Built in Detroit, brought to Australia by factory-endorsed distributor Ateco, and locally re-manufactured in right-hand drive by Walkinshaw Automotive Group, the 1500 is the little brother to the heavy-duty 2500 and 3500 models already available Down Under. But ‘little’ is a relative term.
The 1500 occupies the middle ground between ‘traditional’ dual-cab utes such as the Ford Ranger and Toyota HiLux, and trucks like the larger RAM 2500 and Chevrolet Silverado 2500HD.

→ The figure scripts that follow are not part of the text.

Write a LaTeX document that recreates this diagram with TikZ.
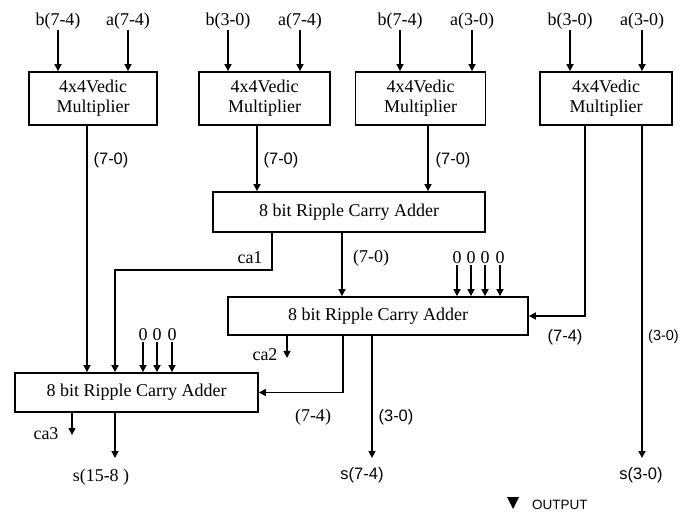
\documentclass[tikz,border=0pt]{standalone}
\usepackage{fontspec}
\setmainfont{Liberation Serif}
\newfontfamily\sansf{Liberation Sans}
\usetikzlibrary{arrows.meta}
\tikzset{
  blk/.style={draw, line width=1.8pt, inner sep=0pt, align=center, font=\fontsize{18}{20}\selectfont},
  arr/.style={line width=1.6pt, -{Triangle[width=7pt,length=7pt]}},
  lbl/.style={inner sep=1pt, font=\fontsize{18}{20}\selectfont},
  slbl/.style={inner sep=1pt, font=\sansf\fontsize{16.5}{19}\selectfont},
}
\begin{document}
\begin{tikzpicture}[x=1pt,y=-1pt]
\useasboundingbox (0,0) rectangle (680,518);
% multipliers
\node[blk, minimum width=128pt, minimum height=53pt] (m1) at (93,98.5) {4x4Vedic\\Multiplier};
\node[blk, minimum width=131pt, minimum height=53pt] (m2) at (264.5,98.5) {4x4Vedic\\Multiplier};
\node[blk, minimum width=130pt, minimum height=53pt] (m3) at (420.5,98.5) {4x4Vedic\\Multiplier};
\node[blk, minimum width=132pt, minimum height=53pt] (m4) at (606,98.5) {4x4Vedic\\Multiplier};
% adders
\node[blk, minimum width=272pt, minimum height=40pt] (r1) at (349,212) {8 bit Ripple Carry Adder};
\node[blk, minimum width=300pt, minimum height=38pt] (r2) at (378,316) {8 bit Ripple Carry Adder};
\node[blk, minimum width=243pt, minimum height=39pt] (r3) at (136.5,392.5) {8 bit Ripple Carry Adder};
% inputs
\node[lbl] (lb1) at (58,21) {b(7-4)};
\node[lbl] (la1) at (128,21) {a(7-4)};
\node[lbl] (lb2) at (228,21) {b(3-0)};
\node[lbl] (la2) at (300,21) {a(7-4)};
\node[lbl] (lb3) at (400,21) {b(7-4)};
\node[lbl] (la3) at (472,21) {a(3-0)};
\node[lbl] (lb4) at (570,21) {b(3-0)};
\node[lbl] (la4) at (642,21) {a(3-0)};
\foreach \n/\m in {lb1/m1,la1/m1,lb2/m2,la2/m2,lb3/m3,la3/m3,lb4/m4,la4/m4}
  \draw[arr] (\n.south) -- (\n.south |- \m.north);
% multiplier outputs
\draw[arr] ([xshift=-6pt]m1.south) -- ([xshift=-6pt]m1.south |- r3.north);
\node[slbl] (o1) at (111,160) {(7-0)};
\draw[arr] ([xshift=-7.5pt]m2.south) -- ([xshift=-7.5pt]m2.south |- r1.north);
\node[slbl] (o2) at (281,160) {(7-0)};
\draw[arr] ([xshift=7.5pt]m3.south) -- ([xshift=7.5pt]m3.south |- r1.north);
\node[slbl] (o3) at (453,160) {(7-0)};
\draw[arr] ([xshift=-21pt]m4.south) |- (r2.east);
\node[slbl] (o4) at (565,337) {(7-4)};
\node[slbl, anchor=east, font=\sansf\fontsize{14.5}{17}\selectfont] (o5) at (680,337) {(3-0)};
\node[slbl] (s30) at (641,475) {s(3-0)};
\coordinate (s30e) at (642,458);
\draw[arr] (s30e |- m4.south) -- (s30e);
% r1 outputs
\coordinate (k1) at (115,270);
\draw[arr] ([xshift=-77pt]r1.south) |- (k1) -- (k1 |- r3.north);
\node[lbl] (c1) at (250,258) {ca1};
\draw[arr] ([xshift=-7pt]r1.south) -- ([xshift=-7pt]r1.south |- r2.north);
\node[lbl] (o6) at (371,258) {(7-0)};
% zeros into r2
\foreach \i/\x in {1/457,2/471,3/485,4/500} {
  \node[lbl] (za\i) at (\x,258) {0};
  \draw[arr] (za\i.south) -- (za\i.south |- r2.north);
}
% r2 outputs
\coordinate (ca2e) at (287,358);
\draw[arr] (ca2e |- r2.south) -- (ca2e);
\node[lbl] (c2) at (265,355) {ca2};
\draw[arr] ([xshift=-35pt]r2.south) |- (r3.east);
\node[lbl] (o7) at (313,417) {(7-4)};
\node[slbl] (s74) at (362,475) {s(7-4)};
\coordinate (s74e) at (372,458);
\draw[arr] (s74e |- r2.south) -- (s74e);
\node[slbl] (o8) at (396,417) {(3-0)};
% zeros into r3
\foreach \i/\x in {1/143,2/157,3/172} {
  \node[lbl] (zb\i) at (\x,335) {0};
  \draw[arr] (zb\i.south) -- (zb\i.south |- r3.north);
}
% r3 outputs
\coordinate (ca3e) at (72,435);
\draw[arr] (ca3e |- r3.south) -- (ca3e);
\node[lbl] (c3) at (46,434) {ca3};
\coordinate (s158e) at (115,458);
\draw[arr] (s158e |- r3.south) -- (s158e);
\node[lbl] (s158) at (101,477) {s(15-8 )};
% legend
\fill (507,497) -- (519,497) -- (513,509) -- cycle;
\node[slbl, anchor=west, font=\sansf\fontsize{13.5}{16}\selectfont] (leg) at (531,505) {OUTPUT};
\end{tikzpicture}
\end{document}
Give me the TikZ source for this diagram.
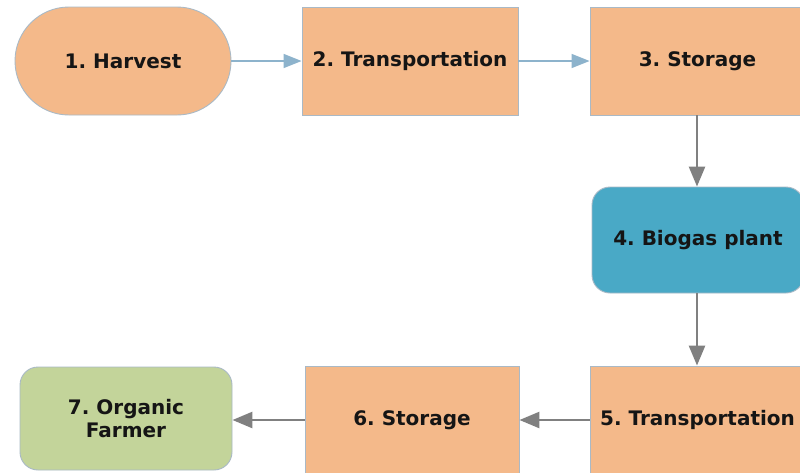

When you first hop behind the wheel of the 1500 it feels far larger on the road than the Rangers and HiLuxes of the world, but on the rural backroads we sampled, it quickly seemed to shrink around you as you grew comfortable with its scale. There’s no getting around the fact that it’s a fair lump of a ute though, and in urban environments it will occupy more lane space than most utes and could prove tricky to park – though the Laramie’s reversing camera and ParkSense front and rear park assist will help on that front.
The entry-level 1500 Express is priced from $79,950 drive-away, placing it within the realm of premium offerings from some of the established players in the dual-cab market. We tested the better-appointed Laramie model, however, which is priced from $99,950 plus on-road costs. There are several importers converting US-style pickups (most notably HSV and its Chevrolet Silverado), but the RAM 1500’s sub-$100K price point makes it an attractive proposition.
The shove in the back offered by the 1500’s 291kW, 5.7-litre Hemi will make you smile, as will its raucous V8 bark. RAM doesn’t publish official performance figures, but we heard whispers of 0-100km/h times in the high sevens from the distributor – comparable to the class-leading Volkswagen Amarok V6. The engine is well-matched to an eightspeed automatic transmission and a fourwheel-drive system with four modes, easily selectable via buttons on the dash.
The RAM features a multi-link, coil-sprung rear suspension system as opposed to a more typical leaf-sprung set-up, and it shines on rough country B-roads, where it was able to negotiate bends with more composure than you’d expect of a vehicle with a 2650kg kerb weight. We’d be interested to sample it with a load in the back.
With its extra heft and longer wheelbase, the 1500 won’t match a ‘traditional’ dual-cab off-road; however, it’s capable enough to do what the majority of buyers will ask of it.
The RAM 1500 Laramie is a welcome addition to the Australian ute landscape, and while I love the Hemi V8, the three-litre diesel V6 will only serve to broaden the 1500’s appeal when it arrives later this year.